Measured against a number of other countries people in the US are not doing as well as they used to. Can we look for solutions with an open mind rather then just defending our dogma?
February 20th, 2012 at 10:26 am
To the many different posts calling the rich job creators. Please explain this in more detail. Since when have the rich actually created a job. I have several businesses myself and yet have never created one single job.
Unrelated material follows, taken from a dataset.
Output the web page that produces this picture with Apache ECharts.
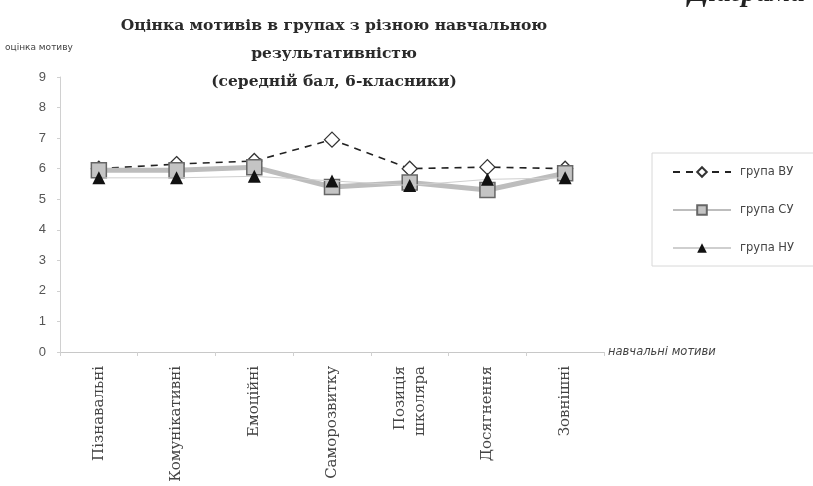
<!DOCTYPE html>
<html>
<head>
<meta charset="utf-8">
<script src="https://cdn.jsdelivr.net/npm/echarts@6/dist/echarts.min.js"></script>
<style>html,body{margin:0;padding:0;background:#fff;}#c{width:813px;height:486px;}</style>
</head>
<body>
<div id="c"></div>
<script>
var categories = ['Пізнавальні', 'Комунікативні', 'Емоційні', 'Саморозвитку', 'Позиція\nшколяра', 'Досягнення', 'Зовнішні'];
var seriesNames = ['група ВУ', 'група СУ', 'група НУ'];
var valuesVU = [6.0, 6.15, 6.25, 6.95, 6.0, 6.05, 6.0];
var valuesSU = [5.95, 5.95, 6.05, 5.4, 5.55, 5.3, 5.85];
var valuesNU = [5.7, 5.7, 5.75, 5.6, 5.45, 5.65, 5.7];
var yTicks = [0, 1, 2, 3, 4, 5, 6, 7, 8, 9];

var chart = echarts.init(document.getElementById('c'));
chart.setOption({
  backgroundColor: '#fff',
  animation: false,
  title: {
    text: 'Оцінка мотивів в групах з різною навчальною\nрезультативністю\n(середній бал, 6-класники)',
    left: 329, top: 7, textAlign: 'center',
    textStyle: { fontFamily: 'DejaVu Serif', fontWeight: 'bold', fontSize: 15.5, lineHeight: 28, color: '#2a2a2a' }
  },
  graphic: [{
    type: 'text', x: 805, y: 8,
    style: { text: 'Діаграма', font: 'italic bold 29px "Liberation Serif"', fill: '#222', align: 'right', verticalAlign: 'bottom' }
  }],
  legend: {
    orient: 'vertical', left: 652, top: 153,
    itemWidth: 58, itemHeight: 12, itemGap: 26,
    borderColor: '#d8d8d8', borderWidth: 1, padding: [13, 40, 12, 20],
    textStyle: { fontFamily: 'DejaVu Sans', fontSize: 11.5, color: '#444', padding: [0, 0, 0, 4] },
    data: seriesNames
  },
  grid: { left: 60, right: 209, top: 77, bottom: 134, containLabel: false },
  xAxis: {
    type: 'category', data: categories, boundaryGap: true,
    name: 'навчальні мотиви', nameLocation: 'end', nameGap: 4,
    nameTextStyle: { fontFamily: 'DejaVu Sans', fontStyle: 'italic', fontSize: 11.5, color: '#444', verticalAlign: 'middle' },
    axisLine: { lineStyle: { color: '#c8c8c8', width: 1 } },
    axisTick: { show: true, alignWithLabel: false, length: 4, lineStyle: { color: '#d0d0d0' } },
    axisLabel: { rotate: 90, interval: 0, margin: 14, fontFamily: 'DejaVu Serif', fontSize: 15, lineHeight: 20, color: '#444' }
  },
  yAxis: {
    type: 'value', min: 0, max: 9, interval: 1,
    name: 'оцінка мотиву', nameLocation: 'end', nameGap: 25,
    nameTextStyle: { fontFamily: 'DejaVu Sans', fontSize: 9, color: '#444', align: 'left', padding: [0, 0, 0, -55] },
    axisLine: { show: true, lineStyle: { color: '#d0d0d0', width: 1 } },
    axisTick: { show: true, length: 3, lineStyle: { color: '#d0d0d0' } },
    splitLine: { show: false },
    axisLabel: { margin: 14, fontFamily: 'Liberation Sans', fontSize: 13, color: '#555',
      formatter: function (v) { return yTicks.indexOf(v) >= 0 ? String(v) : ''; } }
  },
  series: [
    {
      name: seriesNames[0], type: 'line', data: valuesVU, z: 3,
      symbol: 'diamond', symbolSize: 15,
      lineStyle: { color: '#222', width: 1.6, type: [7, 6] },
      itemStyle: { color: '#fff', borderColor: '#333', borderWidth: 1.3 }
    },
    {
      name: seriesNames[1], type: 'line', data: valuesSU, z: 4,
      symbol: 'rect', symbolSize: 15,
      lineStyle: { color: '#bdbdbd', width: 5 },
      itemStyle: { color: '#c4c4c4', borderColor: '#666', borderWidth: 1.5 }
    },
    {
      name: seriesNames[2], type: 'line', data: valuesNU, z: 5,
      symbol: 'triangle', symbolSize: 13,
      lineStyle: { color: '#cfcfcf', width: 1 },
      itemStyle: { color: '#111', borderColor: '#111', borderWidth: 0 }
    }
  ]
});
</script>
</body>
</html>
I have spent time looking at certain areas as to where I should invest my money or create new businesses but not once did I ever create a job. (Most others havent either) The demand in an area (middle class or poor with extra money from tax breaks)is what created the job. It created it by providing an opportunity for someone with capital to invest (to make more money). The investment only happened because the investor or just business owner thought they could make money in that area (or thought the labor was so cheap (horrible) that they could make a product and sell it (to the country that made them wealthy in the first place) Hows that for helping the ones that helped you(the rich seem to conveniently forget who made them rich in the first place).
So the bottom line is that what created the job is the fact that the business saw extra money within the middle class.
In cases where it is just a business that is created solely to beat out other businesses. (not judging) there is no job creation. One would be killed where another job is gained.
Only extra income creates jobs. Not the rich. The government can force extra income through capital improvement or drops in taxes in the middle class but this should be made up for by raising the taxes on the rich. Their businesses will make more more money in these times because of the lower taxes on the poor or the extra money of the middle classes from the capital improvement projects, hence they should pay for the extra taxes out of the extra profits that were created by the government.
June 6th, 2012 at 12:44 am
Some interesting points reallyseriously. I also own a business and I have ‘supplied’ jobs by hiring people that are already working and ‘made money’ by selling the service to companies that would have bought it elsewhere anyway. I just do it better then my competitors in the space I work in. Speaking simply, to maximize my income I just need to (a) pay people as little as possible (b) pay as little tax as possible, and (c) charge as much as possible.
But for me that’s not the entire picture. I don’t want to live with that as my sole goal in life. In the end you die and your bank balance doesn’t matter. So there are other priorities that should be balanced. One of them is the well-being of the people around me including my employees, and including employees of others that are my friends. It goes further out to the parents of my children’s friends who influence the children my children hang out with. Etc. etc.
As you can see, my priorities are (1) putting food on the table (which does not include high priced gadgets that other companies tell me I need), and (2) living a good life with good people. Somehow, the second priority has gotten lost. You can argue all you want about what ‘system’ is fair and what is not, but when I look around and 6 out of 10 people I see on the street are not getting their basic needs met in a country that produces more per capita then any country in history, there is something wrong.